I was tasked with converting a number of old high school-era videos into some kind of digital format, with the obvious choice being DVD. It doesn't matter what you choose, however, because the purpose is the same: preservation. Being the procrastinator that I am, I am just now getting around to it, and there are moments of course, that the goal of preservation becomes questionable.

Do you just leave these memories alone? The mind has already constructed them in detail of it choosing, suppressing the bad, enhancing the good and scrubbing the ugly. A video camera preserves, without judgement and objectively, your memories for you. Watching them can take an emotional toll.

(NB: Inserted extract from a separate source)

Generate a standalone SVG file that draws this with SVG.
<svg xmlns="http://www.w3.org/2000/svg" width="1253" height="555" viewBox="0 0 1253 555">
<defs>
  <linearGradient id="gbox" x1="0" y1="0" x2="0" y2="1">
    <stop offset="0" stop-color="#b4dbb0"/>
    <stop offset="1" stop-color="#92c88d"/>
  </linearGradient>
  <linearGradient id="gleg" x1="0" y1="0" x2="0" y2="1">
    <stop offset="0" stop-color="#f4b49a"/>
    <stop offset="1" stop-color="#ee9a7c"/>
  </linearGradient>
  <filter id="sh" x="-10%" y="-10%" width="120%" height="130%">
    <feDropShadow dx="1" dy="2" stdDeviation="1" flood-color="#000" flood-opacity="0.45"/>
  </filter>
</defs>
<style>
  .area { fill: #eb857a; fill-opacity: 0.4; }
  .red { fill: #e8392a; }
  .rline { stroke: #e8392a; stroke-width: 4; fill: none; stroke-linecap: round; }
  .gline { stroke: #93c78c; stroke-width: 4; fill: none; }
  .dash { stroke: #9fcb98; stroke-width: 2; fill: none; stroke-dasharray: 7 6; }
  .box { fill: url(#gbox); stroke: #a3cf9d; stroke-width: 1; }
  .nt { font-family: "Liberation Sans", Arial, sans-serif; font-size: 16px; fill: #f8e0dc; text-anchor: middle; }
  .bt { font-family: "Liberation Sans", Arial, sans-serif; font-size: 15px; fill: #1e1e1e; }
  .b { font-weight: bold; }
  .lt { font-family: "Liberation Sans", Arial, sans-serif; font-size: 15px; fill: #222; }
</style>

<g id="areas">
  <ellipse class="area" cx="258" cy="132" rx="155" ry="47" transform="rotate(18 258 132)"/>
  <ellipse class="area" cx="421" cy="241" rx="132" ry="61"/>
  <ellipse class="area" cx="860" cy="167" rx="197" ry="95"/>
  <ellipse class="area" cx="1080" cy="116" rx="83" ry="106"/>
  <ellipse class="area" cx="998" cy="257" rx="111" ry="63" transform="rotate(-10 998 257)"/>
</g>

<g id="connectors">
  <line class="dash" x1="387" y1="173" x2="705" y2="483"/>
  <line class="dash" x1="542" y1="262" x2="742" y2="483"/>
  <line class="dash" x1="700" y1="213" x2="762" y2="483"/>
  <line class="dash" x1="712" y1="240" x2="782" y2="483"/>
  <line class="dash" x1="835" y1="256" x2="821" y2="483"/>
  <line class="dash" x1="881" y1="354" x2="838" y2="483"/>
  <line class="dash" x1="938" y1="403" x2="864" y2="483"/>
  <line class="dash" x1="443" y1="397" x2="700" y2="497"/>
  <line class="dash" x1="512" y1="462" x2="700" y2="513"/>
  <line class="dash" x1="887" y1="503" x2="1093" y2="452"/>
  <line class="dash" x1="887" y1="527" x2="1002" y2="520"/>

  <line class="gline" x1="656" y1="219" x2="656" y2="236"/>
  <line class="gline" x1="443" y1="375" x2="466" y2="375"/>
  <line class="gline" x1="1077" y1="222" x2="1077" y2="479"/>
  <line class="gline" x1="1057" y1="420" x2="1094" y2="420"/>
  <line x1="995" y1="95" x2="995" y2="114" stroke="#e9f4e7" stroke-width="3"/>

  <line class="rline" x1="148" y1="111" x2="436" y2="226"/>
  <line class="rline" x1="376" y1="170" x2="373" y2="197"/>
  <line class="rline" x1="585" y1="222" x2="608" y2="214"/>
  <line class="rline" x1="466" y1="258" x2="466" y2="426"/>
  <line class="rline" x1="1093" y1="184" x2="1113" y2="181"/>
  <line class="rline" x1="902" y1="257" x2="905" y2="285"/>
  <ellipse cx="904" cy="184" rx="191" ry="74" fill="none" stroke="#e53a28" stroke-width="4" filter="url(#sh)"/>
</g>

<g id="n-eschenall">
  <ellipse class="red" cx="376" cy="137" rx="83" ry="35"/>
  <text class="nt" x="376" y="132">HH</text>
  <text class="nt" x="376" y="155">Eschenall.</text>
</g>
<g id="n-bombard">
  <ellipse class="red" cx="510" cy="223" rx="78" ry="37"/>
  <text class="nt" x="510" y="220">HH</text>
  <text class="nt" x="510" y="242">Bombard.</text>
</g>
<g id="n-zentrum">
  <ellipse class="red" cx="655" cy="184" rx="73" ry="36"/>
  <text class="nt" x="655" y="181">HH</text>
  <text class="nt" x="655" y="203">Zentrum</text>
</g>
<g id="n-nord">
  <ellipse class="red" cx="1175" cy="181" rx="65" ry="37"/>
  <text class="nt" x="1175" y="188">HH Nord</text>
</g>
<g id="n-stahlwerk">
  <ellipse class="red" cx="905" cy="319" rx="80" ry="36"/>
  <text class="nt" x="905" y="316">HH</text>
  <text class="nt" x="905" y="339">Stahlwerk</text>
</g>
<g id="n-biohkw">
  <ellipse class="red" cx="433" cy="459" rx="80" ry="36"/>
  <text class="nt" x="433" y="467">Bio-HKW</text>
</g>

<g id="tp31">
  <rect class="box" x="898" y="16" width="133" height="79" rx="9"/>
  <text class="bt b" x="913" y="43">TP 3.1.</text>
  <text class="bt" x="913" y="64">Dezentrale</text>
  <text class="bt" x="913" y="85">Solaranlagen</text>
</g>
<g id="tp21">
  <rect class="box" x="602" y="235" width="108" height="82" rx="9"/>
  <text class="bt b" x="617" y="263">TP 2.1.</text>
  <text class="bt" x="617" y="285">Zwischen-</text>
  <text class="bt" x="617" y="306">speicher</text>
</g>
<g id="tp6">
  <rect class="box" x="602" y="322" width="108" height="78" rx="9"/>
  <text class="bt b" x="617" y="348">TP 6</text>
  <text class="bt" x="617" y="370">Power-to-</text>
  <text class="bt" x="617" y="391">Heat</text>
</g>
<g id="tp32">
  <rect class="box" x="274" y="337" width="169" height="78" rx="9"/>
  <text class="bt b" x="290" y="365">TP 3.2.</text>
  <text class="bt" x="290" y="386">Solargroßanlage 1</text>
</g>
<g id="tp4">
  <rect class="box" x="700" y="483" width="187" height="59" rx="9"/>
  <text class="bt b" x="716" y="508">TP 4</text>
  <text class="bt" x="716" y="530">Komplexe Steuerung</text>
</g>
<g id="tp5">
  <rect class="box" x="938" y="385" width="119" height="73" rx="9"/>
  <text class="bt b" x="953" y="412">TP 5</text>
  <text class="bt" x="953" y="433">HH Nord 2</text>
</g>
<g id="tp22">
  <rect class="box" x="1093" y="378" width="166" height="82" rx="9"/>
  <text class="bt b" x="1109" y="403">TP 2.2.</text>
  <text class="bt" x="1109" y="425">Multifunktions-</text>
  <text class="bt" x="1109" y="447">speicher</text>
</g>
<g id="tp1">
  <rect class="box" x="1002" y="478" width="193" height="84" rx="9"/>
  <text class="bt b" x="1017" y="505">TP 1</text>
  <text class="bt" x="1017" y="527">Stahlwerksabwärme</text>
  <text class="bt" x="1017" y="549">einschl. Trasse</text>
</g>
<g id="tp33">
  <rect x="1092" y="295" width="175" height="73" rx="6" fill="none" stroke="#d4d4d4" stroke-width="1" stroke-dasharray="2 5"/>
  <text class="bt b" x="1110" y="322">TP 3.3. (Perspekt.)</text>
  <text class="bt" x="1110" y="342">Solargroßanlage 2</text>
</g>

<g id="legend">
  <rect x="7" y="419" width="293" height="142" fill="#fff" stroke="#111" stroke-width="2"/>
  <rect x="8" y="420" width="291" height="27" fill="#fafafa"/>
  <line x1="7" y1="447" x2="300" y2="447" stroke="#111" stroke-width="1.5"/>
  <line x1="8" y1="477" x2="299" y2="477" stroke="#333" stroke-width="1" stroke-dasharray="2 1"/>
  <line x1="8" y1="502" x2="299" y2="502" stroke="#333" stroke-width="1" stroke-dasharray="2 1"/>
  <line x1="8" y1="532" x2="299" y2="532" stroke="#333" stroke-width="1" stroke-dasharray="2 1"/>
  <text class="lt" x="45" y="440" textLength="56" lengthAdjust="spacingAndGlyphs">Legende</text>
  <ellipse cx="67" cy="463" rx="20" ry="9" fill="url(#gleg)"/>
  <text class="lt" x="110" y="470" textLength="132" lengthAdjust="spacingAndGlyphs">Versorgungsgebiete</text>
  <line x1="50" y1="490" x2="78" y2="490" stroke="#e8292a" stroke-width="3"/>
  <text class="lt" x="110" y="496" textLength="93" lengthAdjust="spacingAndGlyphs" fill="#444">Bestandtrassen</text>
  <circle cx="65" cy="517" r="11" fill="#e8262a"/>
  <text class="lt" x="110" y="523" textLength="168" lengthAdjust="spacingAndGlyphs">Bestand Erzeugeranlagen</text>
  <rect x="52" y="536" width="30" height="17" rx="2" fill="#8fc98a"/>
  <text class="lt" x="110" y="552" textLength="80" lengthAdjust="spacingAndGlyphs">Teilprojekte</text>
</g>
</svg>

But there are good moments; seeing a group of friends driving in a car you once loved, seeing the fashions (and how they haven't changed that much for some) and laughing at some of the ridiculous things we used to do. And of course, the bad: cringing whenever you see or hear yourself and dreading those embarrassing moments. In order to do this sort of project, you must be willing to step back and realize: what's done is done, you were who you were and you're a better person for it now. Or whatever helps you sleep at night, your call.

Right now I'm just doing the analog to digital conversion; this process is done in real time of course, and for my setup, I do not have any sound. This, I know right now, is a good thing. Later on, the video must be de-interlaced and converted to something a little more practical for casual viewing, at which point I'll probably have a little more insight into what I've witnessed.